Hey that second graph makes a lot of sense.

How can two people, each receding relativistically from each other, see the other as aging slower? Isn't this a pardox?

No. No more than two people driving trucks, each receding from each other at a 45 degree angle, see the other's truck as being shorter (because, realtive to themselves, the other truck is foreshortend due to the angle).

And that's not just an analogy. If you see time as simply another dimension.

Last edited by a moderator: May 2, 2017
18. Jul 7, 2006

clj4

Sigh, what can we do with the never ending generations of relativity deniers that hang onto the "paradox"

19. Jul 7, 2006

actionintegral

The original poster was correct in his statement. Two syncronized clocks in the same frame will always stay in sync. But then give one a velocity so he can go meet the other and his proper time will slow. So yes, you can decide which one is moving. What's the controversy?

20. Jul 7, 2006

MeJennifer

A very good question and something perhaps that many educators who visit this forum should think about.
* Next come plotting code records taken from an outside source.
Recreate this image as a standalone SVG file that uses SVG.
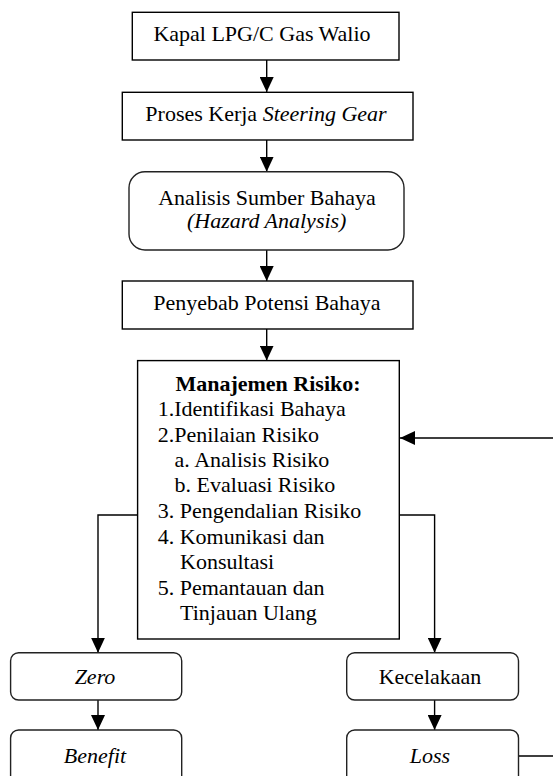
<svg xmlns="http://www.w3.org/2000/svg" width="553" height="776" viewBox="0 0 553 776">
<style>
.box{fill:#fff;stroke:#000;stroke-width:1.4}
.rbox{fill:#fff;stroke:#222;stroke-width:1.4}
.t{font-family:"Liberation Serif","Times New Roman",serif;font-size:22px;fill:#000}
.c{text-anchor:middle}
.i{font-style:italic}
.b{font-weight:bold}
.conn{fill:none;stroke:#000;stroke-width:1.4}
</style>
<defs>
<marker id="arr" markerUnits="userSpaceOnUse" markerWidth="15" markerHeight="14" refX="15" refY="7" orient="auto">
<path d="M0,0 L15,7 L0,14 z" fill="#000"/>
</marker>
</defs>
<rect width="553" height="776" fill="#fff"/>
<g id="connectors">
<path class="conn" d="M266.7,60 V92" marker-end="url(#arr)"/>
<path class="conn" d="M266.7,140 V171.7" marker-end="url(#arr)"/>
<path class="conn" d="M266.7,250 V281" marker-end="url(#arr)"/>
<path class="conn" d="M266.7,329 V360.6" marker-end="url(#arr)"/>
<path class="conn" d="M137.6,515 H98 V652.7" marker-end="url(#arr)"/>
<path class="conn" d="M397,515 H434.6 V652.7" marker-end="url(#arr)"/>
<path class="conn" d="M98,700 V730" marker-end="url(#arr)"/>
<path class="conn" d="M434.6,700 V730" marker-end="url(#arr)"/>
<path class="conn" d="M518.5,756 H560 V438 H400" marker-end="url(#arr)"/>
</g>
<g id="kapal">
<rect class="box" x="132.3" y="12.3" width="266.7" height="47.7"/>
<text class="t c" x="262" y="41">Kapal LPG/C Gas Walio</text>
</g>
<g id="proses">
<rect class="box" x="122.3" y="92.3" width="290.7" height="47.7"/>
<text class="t c" x="266" y="121">Proses Kerja <tspan class="i">Steering Gear</tspan></text>
</g>
<g id="analisis">
<rect class="rbox" x="129" y="171.7" width="275" height="78.3" rx="16"/>
<text class="t c" x="267" y="205">Analisis Sumber Bahaya</text>
<text class="t c i" x="266.7" y="228">(Hazard Analysis)</text>
</g>
<g id="penyebab">
<rect class="box" x="122.3" y="281" width="290.7" height="48"/>
<text class="t c" x="267" y="310">Penyebab Potensi Bahaya</text>
</g>
<g id="manajemen">
<rect class="box" x="137.6" y="360.6" width="261.7" height="278.4"/>
<text class="t c b" x="268" y="391">Manajemen Risiko:</text>
<text class="t" x="157.7" y="416">1.Identifikasi Bahaya</text>
<text class="t" x="157.7" y="442">2.Penilaian Risiko</text>
<text class="t" x="174.6" y="467">a. Analisis Risiko</text>
<text class="t" x="174.6" y="492">b. Evaluasi Risiko</text>
<text class="t" x="157.7" y="518">3. Pengendalian Risiko</text>
<text class="t" x="157.7" y="544">4. Komunikasi dan</text>
<text class="t" x="180" y="569">Konsultasi</text>
<text class="t" x="157.7" y="595">5. Pemantauan dan</text>
<text class="t" x="180" y="620">Tinjauan Ulang</text>
</g>
<g id="zero">
<rect class="rbox" x="10.6" y="652.7" width="171.1" height="47.3" rx="8"/>
<text class="t c i" x="95" y="684">Zero</text>
</g>
<g id="benefit">
<rect class="rbox" x="10.6" y="730" width="171.1" height="60" rx="8"/>
<text class="t c i" x="95" y="763">Benefit</text>
</g>
<g id="kecelakaan">
<rect class="rbox" x="346.7" y="652.7" width="171.8" height="47.3" rx="8"/>
<text class="t c" x="430" y="684">Kecelakaan</text>
</g>
<g id="loss">
<rect class="rbox" x="346.7" y="730" width="171.8" height="60" rx="8"/>
<text class="t c i" x="430" y="763">Loss</text>
</g>
</svg>
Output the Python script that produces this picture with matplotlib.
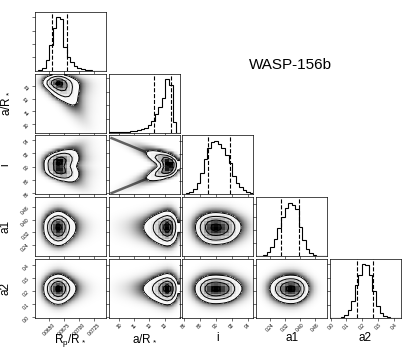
import numpy as np
import matplotlib
matplotlib.use('Agg')
import matplotlib.pyplot as plt
from matplotlib.colors import LinearSegmentedColormap
from matplotlib.ticker import MaxNLocator

plt.rcParams['font.family'] = ['Liberation Sans', 'DejaVu Sans']
plt.rcParams['mathtext.default'] = 'regular'

labels = [r'R$_p$/R$_*$', r'a/R$_*$', 'i', 'a1', 'a2']
ranges = [(0.0627, 0.0745), (9.3, 14.0), (85.8, 94.7), (0.165, 0.545), (-0.005, 0.445)]
ticks = [[0.0650, 0.0675, 0.0700, 0.0725],
         [10, 11, 12, 13],
         [86, 88, 90, 92, 94],
         [0.24, 0.32, 0.40, 0.48],
         [0.0, 0.1, 0.2, 0.3, 0.4]]
tick_labels = [['0.0650', '0.0675', '0.0700', '0.0725'],
               ['10', '11', '12', '13'],
               ['86', '88', '90', '92', '94'],
               ['0.24', '0.32', '0.40', '0.48'],
               ['0.0', '0.1', '0.2', '0.3', '0.4']]

# marginal histograms, 20 bins across each range
hist_rp = [1, 2, 8, 33, 76, 128, 160, 156, 70, 42, 25, 14, 8, 5, 3, 2, 1, 0.5, 0.5, 0.5]
hist_ar = [0.5, 1, 1, 2, 2, 3, 4, 6, 8, 10, 14, 22, 33, 55, 75, 100, 157, 140, 30, 0]
hist_inc = [1, 3, 6, 15, 35, 65, 105, 140, 158, 161, 152, 140, 118, 95, 55, 35, 22, 14, 8, 4]
hist_a1 = [0.5, 1.5, 4, 12, 27, 52, 85, 118, 148, 163, 155, 145, 88, 48, 22, 10, 4, 1.5, 0.5, 0]
hist_a2 = [0, 0.5, 1.5, 4, 10, 25, 52, 98, 128, 160, 159, 128, 80, 35, 16, 7, 3, 1, 0.5, 0]

# dashed 16% / 84% lines
quantiles = [[0.0656, 0.0680], [12.31, 13.41], [88.97, 91.82], [0.300, 0.394], [0.166, 0.266]]

# grazing degeneracy, per a/R* bin: Rp/R* shift (bins) and i arm offset from i_mid (deg)
rp_shift = [9, 8, 8, 7, 7, 6, 6, 5, 5, 4, 4, 3, 2, 2, 1, 1, 0, 0, 0, 0]
inc_arm = [4.21, 4.00, 3.78, 3.56, 3.34, 3.13, 2.91, 2.69, 2.47, 2.25,
           2.03, 1.81, 1.59, 1.38, 1.16, 0.94, 0.72, 0.50, 0.28, 0.06]
inc_mid = 90.15
arm_spread = [-0.4, 0.0, 0.4]      # width of each arm (deg)
arm_share = [0.25, 0.5, 0.25]

nb = 20
hists = [np.array(h, float) for h in (hist_rp, hist_ar, hist_inc, hist_a1, hist_a2)]
edges = [np.linspace(lo, hi, nb + 1) for lo, hi in ranges]
centers = [0.5 * (e[1:] + e[:-1]) for e in edges]

# joint Rp/R* vs a/R*  (rows: a/R* bins, cols: Rp bins)
rp_n = hists[0] / hists[0].sum()
J = np.zeros((nb, nb))
for k in range(nb):
    s = rp_shift[k]
    J[k, s:] = hists[1][k] * rp_n[:nb - s]

arm = np.array(inc_arm)
ar_pts, rp_pts, inc_a, inc_r, w_a, w_r = [], [], [], [], [], []
for sign in (1, -1):
    for off, share in zip(arm_spread, arm_share):
        inc_k = inc_mid + sign * (arm + off)
        ar_pts.append(centers[1])
        inc_a.append(inc_k)
        w_a.append(hists[1] * share / 2)
        rp_pts.append(np.tile(centers[0], nb))
        inc_r.append(np.repeat(inc_k, nb))
        w_r.append(J.ravel() * share / 2)
H_inc_ar = np.histogram2d(np.concatenate(inc_a), np.concatenate(ar_pts),
                          bins=[edges[2], edges[1]], weights=np.concatenate(w_a))[0]
H_inc_rp = np.histogram2d(np.concatenate(inc_r), np.concatenate(rp_pts),
                          bins=[edges[2], edges[0]], weights=np.concatenate(w_r))[0]

special = {(1, 0): J, (2, 0): H_inc_rp, (2, 1): H_inc_ar}

levels = 1.0 - np.exp(-0.5 * np.arange(0.5, 2.1, 0.5) ** 2)
white_cmap = LinearSegmentedColormap.from_list('white_cmap', [(1, 1, 1), (1, 1, 1)], N=2)
dens_cmap = LinearSegmentedColormap.from_list('dens_cmap', [(0, 0, 0, 1), (1, 1, 1, 0)])
kern = np.array([0.054, 0.244, 0.403, 0.244, 0.054])


def smooth(H):
    H = np.apply_along_axis(lambda r: np.convolve(r, kern, mode='same'), 0, H)
    return np.apply_along_axis(lambda r: np.convolve(r, kern, mode='same'), 1, H)


def draw2d(ax, H, xe, ye):
    H = smooth(H)
    flat = np.sort(H.ravel())[::-1]
    cum = np.cumsum(flat)
    cum /= cum[-1]
    V = []
    for lv in levels:
        sel = flat[cum <= lv]
        V.append(sel[-1] if len(sel) else flat[0])
    V = np.sort(V)
    xc = 0.5 * (xe[1:] + xe[:-1])
    yc = 0.5 * (ye[1:] + ye[:-1])
    dx, dy = xc[1] - xc[0], yc[1] - yc[0]
    X2 = np.concatenate([xc[0] + np.array([-2, -1]) * dx, xc, xc[-1] + np.array([1, 2]) * dx])
    Y2 = np.concatenate([yc[0] + np.array([-2, -1]) * dy, yc, yc[-1] + np.array([1, 2]) * dy])
    H2 = np.full((nb + 4, nb + 4), H.min())
    H2[2:-2, 2:-2] = H
    H2[2:-2, 1] = H[:, 0]
    H2[2:-2, -2] = H[:, -1]
    H2[1, 2:-2] = H[0]
    H2[-2, 2:-2] = H[-1]
    H2[1, 1], H2[1, -2], H2[-2, 1], H2[-2, -2] = H[0, 0], H[0, -1], H[-1, 0], H[-1, -1]

    # cloud of samples outside the contours
    rgba = np.zeros(H.shape + (4,))
    rgba[..., 3] = np.clip(0.9 * (H / V[0]) ** 1.2, 0, 0.9)
    ax.imshow(rgba, extent=(xe[0], xe[-1], ye[0], ye[-1]), origin='lower',
              aspect='auto', interpolation='bilinear', zorder=0)
    ax.contourf(X2, Y2, H2, [V[0], H.max() * 1.01], cmap=white_cmap, antialiased=False, zorder=1)
    ax.pcolormesh(xe, ye, H.max() - H, cmap=dens_cmap, zorder=2)
    ax.contour(X2, Y2, H2, V, colors='k', linewidths=0.7, zorder=3)


fig, axes = plt.subplots(5, 5, figsize=(4.15, 3.48), dpi=100)
fig.subplots_adjust(left=0.084, right=0.966, bottom=0.086, top=0.966, wspace=0.039, hspace=0.047)

for i in range(5):
    for j in range(5):
        ax = axes[i, j]
        if j > i:
            ax.set_axis_off()
            continue
        if i == j:
            ax.stairs(hists[i], edges[i], color='k', lw=0.8)
            ax.set_ylim(0, 1.1 * hists[i].max())
            for q in quantiles[i]:
                ax.axvline(q, ls='--', color='k', lw=0.8)
            ax.yaxis.set_major_locator(MaxNLocator(5, prune='lower'))
            ax.set_yticklabels([])
        else:
            H = special.get((i, j), np.outer(hists[i], hists[j]))
            draw2d(ax, H, edges[j], edges[i])
            if (i, j) == (2, 1):
                # the two thin arms of the i - a/R* degeneracy
                for sign in (1, -1):
                    ax.plot(centers[1], inc_mid + sign * arm, color='k', lw=1.8, alpha=0.6,
                            zorder=0.5, solid_capstyle='butt')
            ax.set_ylim(ranges[i])
            ax.set_yticks(ticks[i])
            if j == 0:
                ax.set_yticklabels(tick_labels[i], rotation=45)
                ax.set_ylabel(labels[i], fontsize=8.5)
                ax.yaxis.set_label_coords(-0.33, 0.5)
            else:
                ax.set_yticklabels([])
        ax.set_xlim(ranges[j])
        ax.set_xticks(ticks[j])
        if i == 4:
            ax.set_xticklabels(tick_labels[j], rotation=45)
            ax.set_xlabel(labels[j], fontsize=8.5)
            ax.xaxis.set_label_coords(0.5, -0.24)
        else:
            ax.set_xticklabels([])
        ax.tick_params(labelsize=3.5, length=2, width=0.4, pad=1)
        for sp in ax.spines.values():
            sp.set_linewidth(0.5)

fig.text(0.70, 0.813, 'WASP-156b', fontsize=11, ha='center', va='center')

fig.savefig('out.png', dpi=100)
Why is it that about a century after relativity theory we still teach students Newtonian concepts as true? I for one think it is an embarrassment!
And the pompousness in which it is presented, "Newton's laws", laws, presented as eternal truths engraved in the stones of nature, "invisible forces that causes objects to attract each other" and more of that.
What can you expect once that stuff is taught?

I am not talking about applying Newtons' formulas, since they are sufficient most of the time, but why teach Newtonian concepts as truths, why call it laws while they are really approximations of a false model?
Teach relativity as the correct model first, the concepts, I am not talking about GR formulas here, and then inform them about the incorrect but often practical Newtonian model and formulas.

So are we really surprised that when most high school kids get taught and are examed on Newtonian concepts that they have difficulties in understanding relativity? I am not!

Understanding relativity is not hard at all in my view. The problem is not understanding it, the problem is the difficulty in unlearning what people were taught at school as correct.